- **DIRECTIONS**:
With the pictures omitted, write out the entries that follow exactly as they stand.

- **EXERCISE INPUT**:

-------

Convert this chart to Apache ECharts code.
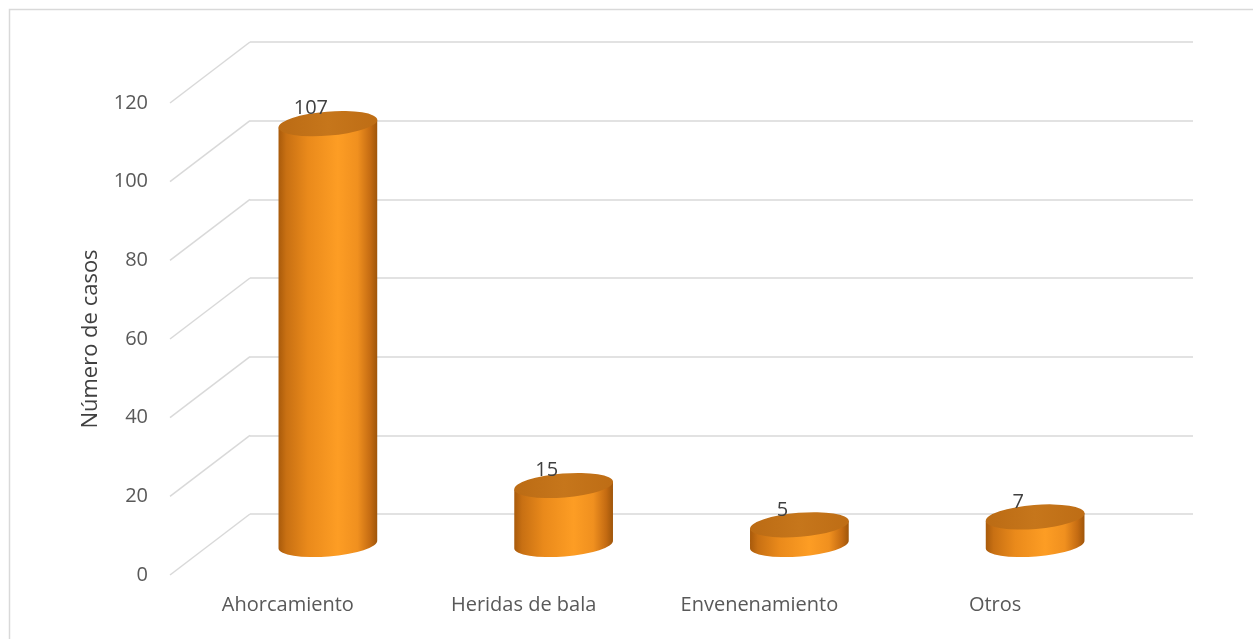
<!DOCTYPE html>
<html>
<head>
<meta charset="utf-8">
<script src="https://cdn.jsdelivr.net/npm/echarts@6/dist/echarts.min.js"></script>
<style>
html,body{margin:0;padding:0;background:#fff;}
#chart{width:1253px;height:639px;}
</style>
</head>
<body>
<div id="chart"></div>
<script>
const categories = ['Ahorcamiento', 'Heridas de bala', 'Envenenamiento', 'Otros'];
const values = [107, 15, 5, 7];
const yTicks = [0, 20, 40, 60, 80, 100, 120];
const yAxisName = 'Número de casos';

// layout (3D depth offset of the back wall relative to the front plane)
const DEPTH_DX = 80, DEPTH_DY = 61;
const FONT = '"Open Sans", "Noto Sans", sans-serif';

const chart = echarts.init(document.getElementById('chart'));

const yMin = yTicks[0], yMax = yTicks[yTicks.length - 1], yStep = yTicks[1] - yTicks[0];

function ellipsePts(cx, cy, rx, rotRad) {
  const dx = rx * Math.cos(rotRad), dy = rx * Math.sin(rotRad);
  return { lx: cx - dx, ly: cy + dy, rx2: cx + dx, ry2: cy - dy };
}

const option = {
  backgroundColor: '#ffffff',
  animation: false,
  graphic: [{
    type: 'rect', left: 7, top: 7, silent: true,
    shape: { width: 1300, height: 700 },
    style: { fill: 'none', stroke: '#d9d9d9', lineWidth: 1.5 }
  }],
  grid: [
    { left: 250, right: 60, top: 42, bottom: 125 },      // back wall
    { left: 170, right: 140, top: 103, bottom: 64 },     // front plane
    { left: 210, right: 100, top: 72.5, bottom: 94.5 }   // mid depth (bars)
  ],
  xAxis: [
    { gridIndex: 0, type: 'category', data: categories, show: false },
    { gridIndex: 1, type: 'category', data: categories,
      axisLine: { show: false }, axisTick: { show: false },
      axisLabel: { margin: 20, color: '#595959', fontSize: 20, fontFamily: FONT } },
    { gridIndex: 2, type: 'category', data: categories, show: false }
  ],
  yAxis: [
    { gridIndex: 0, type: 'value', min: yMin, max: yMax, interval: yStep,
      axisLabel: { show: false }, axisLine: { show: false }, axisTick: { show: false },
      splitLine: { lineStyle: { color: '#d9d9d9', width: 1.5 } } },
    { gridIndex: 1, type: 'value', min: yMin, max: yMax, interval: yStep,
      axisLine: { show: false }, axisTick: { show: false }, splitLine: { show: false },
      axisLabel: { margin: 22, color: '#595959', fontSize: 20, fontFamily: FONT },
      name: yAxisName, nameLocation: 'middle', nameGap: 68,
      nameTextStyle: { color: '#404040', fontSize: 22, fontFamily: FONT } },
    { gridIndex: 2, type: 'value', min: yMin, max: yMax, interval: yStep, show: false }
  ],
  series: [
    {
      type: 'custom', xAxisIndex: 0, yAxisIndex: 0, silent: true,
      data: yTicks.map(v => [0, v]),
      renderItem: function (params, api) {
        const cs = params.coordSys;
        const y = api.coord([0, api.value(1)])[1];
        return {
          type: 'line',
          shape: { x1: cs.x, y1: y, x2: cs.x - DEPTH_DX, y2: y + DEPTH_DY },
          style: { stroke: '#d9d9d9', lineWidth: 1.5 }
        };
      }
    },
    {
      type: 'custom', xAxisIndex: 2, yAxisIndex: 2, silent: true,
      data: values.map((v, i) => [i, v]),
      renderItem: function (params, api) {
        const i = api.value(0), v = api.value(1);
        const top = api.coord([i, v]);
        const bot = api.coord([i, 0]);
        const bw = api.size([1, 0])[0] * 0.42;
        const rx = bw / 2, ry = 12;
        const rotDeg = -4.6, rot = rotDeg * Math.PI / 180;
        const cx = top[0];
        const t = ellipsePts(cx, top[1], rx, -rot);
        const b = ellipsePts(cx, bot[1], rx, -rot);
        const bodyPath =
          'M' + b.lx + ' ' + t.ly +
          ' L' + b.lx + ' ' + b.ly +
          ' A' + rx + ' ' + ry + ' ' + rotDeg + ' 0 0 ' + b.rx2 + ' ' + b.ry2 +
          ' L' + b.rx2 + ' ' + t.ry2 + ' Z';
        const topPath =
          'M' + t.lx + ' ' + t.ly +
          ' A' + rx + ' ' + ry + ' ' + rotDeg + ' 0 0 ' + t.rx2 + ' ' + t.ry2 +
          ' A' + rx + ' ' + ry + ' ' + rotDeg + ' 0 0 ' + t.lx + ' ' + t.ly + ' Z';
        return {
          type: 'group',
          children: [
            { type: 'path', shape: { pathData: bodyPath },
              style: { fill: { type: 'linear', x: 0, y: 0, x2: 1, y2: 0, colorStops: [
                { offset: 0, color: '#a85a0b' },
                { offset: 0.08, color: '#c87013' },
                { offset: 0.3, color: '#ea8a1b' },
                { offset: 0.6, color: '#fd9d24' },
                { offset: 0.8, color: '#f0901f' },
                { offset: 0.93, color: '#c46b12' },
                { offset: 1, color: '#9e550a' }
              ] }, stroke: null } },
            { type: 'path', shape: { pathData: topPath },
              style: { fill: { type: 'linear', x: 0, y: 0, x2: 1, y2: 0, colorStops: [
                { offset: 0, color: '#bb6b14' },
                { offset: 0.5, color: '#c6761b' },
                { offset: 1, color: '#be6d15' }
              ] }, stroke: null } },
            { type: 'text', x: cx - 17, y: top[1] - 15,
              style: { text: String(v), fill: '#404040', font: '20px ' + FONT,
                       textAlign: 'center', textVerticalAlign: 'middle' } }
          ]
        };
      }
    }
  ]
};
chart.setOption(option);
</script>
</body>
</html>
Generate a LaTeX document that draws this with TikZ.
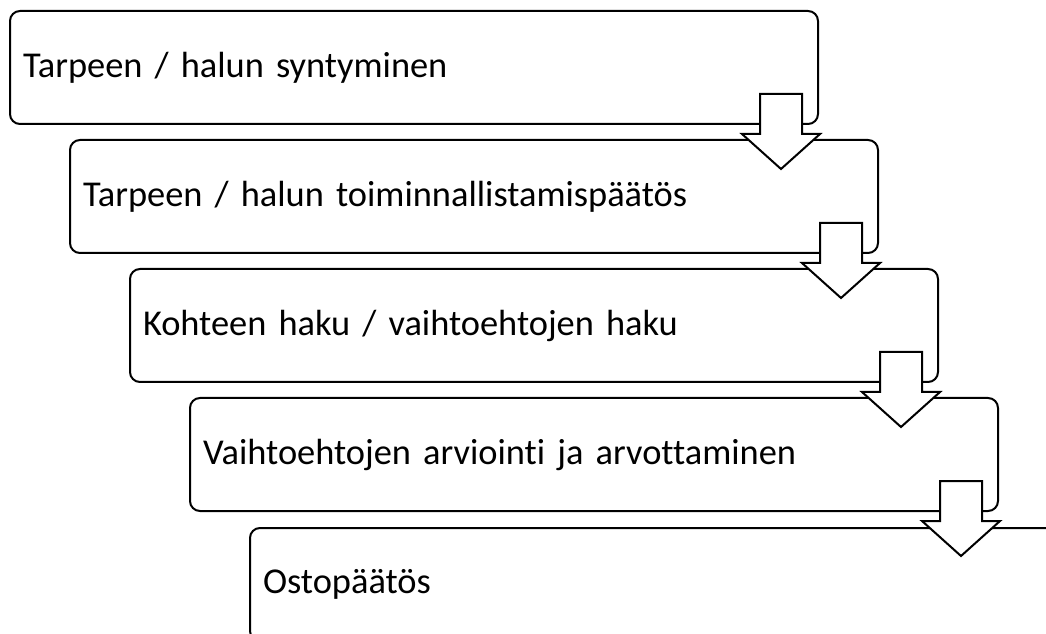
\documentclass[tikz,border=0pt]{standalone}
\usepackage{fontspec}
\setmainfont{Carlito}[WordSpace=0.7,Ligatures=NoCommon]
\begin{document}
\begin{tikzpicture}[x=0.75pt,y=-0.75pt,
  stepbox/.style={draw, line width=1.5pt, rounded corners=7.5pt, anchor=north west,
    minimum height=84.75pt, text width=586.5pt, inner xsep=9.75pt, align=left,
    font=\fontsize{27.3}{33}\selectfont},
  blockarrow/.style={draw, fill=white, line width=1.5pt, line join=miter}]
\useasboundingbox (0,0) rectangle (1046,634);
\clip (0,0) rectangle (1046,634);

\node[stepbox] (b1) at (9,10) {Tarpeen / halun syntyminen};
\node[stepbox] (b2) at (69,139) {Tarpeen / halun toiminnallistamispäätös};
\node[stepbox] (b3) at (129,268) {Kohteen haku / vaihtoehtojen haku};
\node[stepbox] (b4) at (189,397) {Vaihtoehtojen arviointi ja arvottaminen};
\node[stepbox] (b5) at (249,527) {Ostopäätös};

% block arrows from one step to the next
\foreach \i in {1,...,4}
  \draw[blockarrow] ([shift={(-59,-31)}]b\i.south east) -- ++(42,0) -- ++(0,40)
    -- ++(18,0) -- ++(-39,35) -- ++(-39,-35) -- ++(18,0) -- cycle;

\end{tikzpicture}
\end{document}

-------

- **REPLY TO THE EXERCISE**:
Convert this chart to Apache ECharts code.
<!DOCTYPE html>
<html>
<head>
<meta charset="utf-8">
<script src="https://cdn.jsdelivr.net/npm/echarts@6/dist/echarts.min.js"></script>
<style>
html,body{margin:0;padding:0;background:#fff;}
#chart{width:1253px;height:639px;}
</style>
</head>
<body>
<div id="chart"></div>
<script>
const categories = ['Ahorcamiento', 'Heridas de bala', 'Envenenamiento', 'Otros'];
const values = [107, 15, 5, 7];
const yTicks = [0, 20, 40, 60, 80, 100, 120];
const yAxisName = 'Número de casos';

// layout (3D depth offset of the back wall relative to the front plane)
const DEPTH_DX = 80, DEPTH_DY = 61;
const FONT = '"Open Sans", "Noto Sans", sans-serif';

const chart = echarts.init(document.getElementById('chart'));

const yMin = yTicks[0], yMax = yTicks[yTicks.length - 1], yStep = yTicks[1] - yTicks[0];

function ellipsePts(cx, cy, rx, rotRad) {
  const dx = rx * Math.cos(rotRad), dy = rx * Math.sin(rotRad);
  return { lx: cx - dx, ly: cy + dy, rx2: cx + dx, ry2: cy - dy };
}

const option = {
  backgroundColor: '#ffffff',
  animation: false,
  graphic: [{
    type: 'rect', left: 7, top: 7, silent: true,
    shape: { width: 1300, height: 700 },
    style: { fill: 'none', stroke: '#d9d9d9', lineWidth: 1.5 }
  }],
  grid: [
    { left: 250, right: 60, top: 42, bottom: 125 },      // back wall
    { left: 170, right: 140, top: 103, bottom: 64 },     // front plane
    { left: 210, right: 100, top: 72.5, bottom: 94.5 }   // mid depth (bars)
  ],
  xAxis: [
    { gridIndex: 0, type: 'category', data: categories, show: false },
    { gridIndex: 1, type: 'category', data: categories,
      axisLine: { show: false }, axisTick: { show: false },
      axisLabel: { margin: 20, color: '#595959', fontSize: 20, fontFamily: FONT } },
    { gridIndex: 2, type: 'category', data: categories, show: false }
  ],
  yAxis: [
    { gridIndex: 0, type: 'value', min: yMin, max: yMax, interval: yStep,
      axisLabel: { show: false }, axisLine: { show: false }, axisTick: { show: false },
      splitLine: { lineStyle: { color: '#d9d9d9', width: 1.5 } } },
    { gridIndex: 1, type: 'value', min: yMin, max: yMax, interval: yStep,
      axisLine: { show: false }, axisTick: { show: false }, splitLine: { show: false },
      axisLabel: { margin: 22, color: '#595959', fontSize: 20, fontFamily: FONT },
      name: yAxisName, nameLocation: 'middle', nameGap: 68,
      nameTextStyle: { color: '#404040', fontSize: 22, fontFamily: FONT } },
    { gridIndex: 2, type: 'value', min: yMin, max: yMax, interval: yStep, show: false }
  ],
  series: [
    {
      type: 'custom', xAxisIndex: 0, yAxisIndex: 0, silent: true,
      data: yTicks.map(v => [0, v]),
      renderItem: function (params, api) {
        const cs = params.coordSys;
        const y = api.coord([0, api.value(1)])[1];
        return {
          type: 'line',
          shape: { x1: cs.x, y1: y, x2: cs.x - DEPTH_DX, y2: y + DEPTH_DY },
          style: { stroke: '#d9d9d9', lineWidth: 1.5 }
        };
      }
    },
    {
      type: 'custom', xAxisIndex: 2, yAxisIndex: 2, silent: true,
      data: values.map((v, i) => [i, v]),
      renderItem: function (params, api) {
        const i = api.value(0), v = api.value(1);
        const top = api.coord([i, v]);
        const bot = api.coord([i, 0]);
        const bw = api.size([1, 0])[0] * 0.42;
        const rx = bw / 2, ry = 12;
        const rotDeg = -4.6, rot = rotDeg * Math.PI / 180;
        const cx = top[0];
        const t = ellipsePts(cx, top[1], rx, -rot);
        const b = ellipsePts(cx, bot[1], rx, -rot);
        const bodyPath =
          'M' + b.lx + ' ' + t.ly +
          ' L' + b.lx + ' ' + b.ly +
          ' A' + rx + ' ' + ry + ' ' + rotDeg + ' 0 0 ' + b.rx2 + ' ' + b.ry2 +
          ' L' + b.rx2 + ' ' + t.ry2 + ' Z';
        const topPath =
          'M' + t.lx + ' ' + t.ly +
          ' A' + rx + ' ' + ry + ' ' + rotDeg + ' 0 0 ' + t.rx2 + ' ' + t.ry2 +
          ' A' + rx + ' ' + ry + ' ' + rotDeg + ' 0 0 ' + t.lx + ' ' + t.ly + ' Z';
        return {
          type: 'group',
          children: [
            { type: 'path', shape: { pathData: bodyPath },
              style: { fill: { type: 'linear', x: 0, y: 0, x2: 1, y2: 0, colorStops: [
                { offset: 0, color: '#a85a0b' },
                { offset: 0.08, color: '#c87013' },
                { offset: 0.3, color: '#ea8a1b' },
                { offset: 0.6, color: '#fd9d24' },
                { offset: 0.8, color: '#f0901f' },
                { offset: 0.93, color: '#c46b12' },
                { offset: 1, color: '#9e550a' }
              ] }, stroke: null } },
            { type: 'path', shape: { pathData: topPath },
              style: { fill: { type: 'linear', x: 0, y: 0, x2: 1, y2: 0, colorStops: [
                { offset: 0, color: '#bb6b14' },
                { offset: 0.5, color: '#c6761b' },
                { offset: 1, color: '#be6d15' }
              ] }, stroke: null } },
            { type: 'text', x: cx - 17, y: top[1] - 15,
              style: { text: String(v), fill: '#404040', font: '20px ' + FONT,
                       textAlign: 'center', textVerticalAlign: 'middle' } }
          ]
        };
      }
    }
  ]
};
chart.setOption(option);
</script>
</body>
</html>
Generate a LaTeX document that draws this with TikZ.
\documentclass[tikz,border=0pt]{standalone}
\usepackage{fontspec}
\setmainfont{Carlito}[WordSpace=0.7,Ligatures=NoCommon]
\begin{document}
\begin{tikzpicture}[x=0.75pt,y=-0.75pt,
  stepbox/.style={draw, line width=1.5pt, rounded corners=7.5pt, anchor=north west,
    minimum height=84.75pt, text width=586.5pt, inner xsep=9.75pt, align=left,
    font=\fontsize{27.3}{33}\selectfont},
  blockarrow/.style={draw, fill=white, line width=1.5pt, line join=miter}]
\useasboundingbox (0,0) rectangle (1046,634);
\clip (0,0) rectangle (1046,634);

\node[stepbox] (b1) at (9,10) {Tarpeen / halun syntyminen};
\node[stepbox] (b2) at (69,139) {Tarpeen / halun toiminnallistamispäätös};
\node[stepbox] (b3) at (129,268) {Kohteen haku / vaihtoehtojen haku};
\node[stepbox] (b4) at (189,397) {Vaihtoehtojen arviointi ja arvottaminen};
\node[stepbox] (b5) at (249,527) {Ostopäätös};

% block arrows from one step to the next
\foreach \i in {1,...,4}
  \draw[blockarrow] ([shift={(-59,-31)}]b\i.south east) -- ++(42,0) -- ++(0,40)
    -- ++(18,0) -- ++(-39,35) -- ++(-39,-35) -- ++(18,0) -- cycle;

\end{tikzpicture}
\end{document}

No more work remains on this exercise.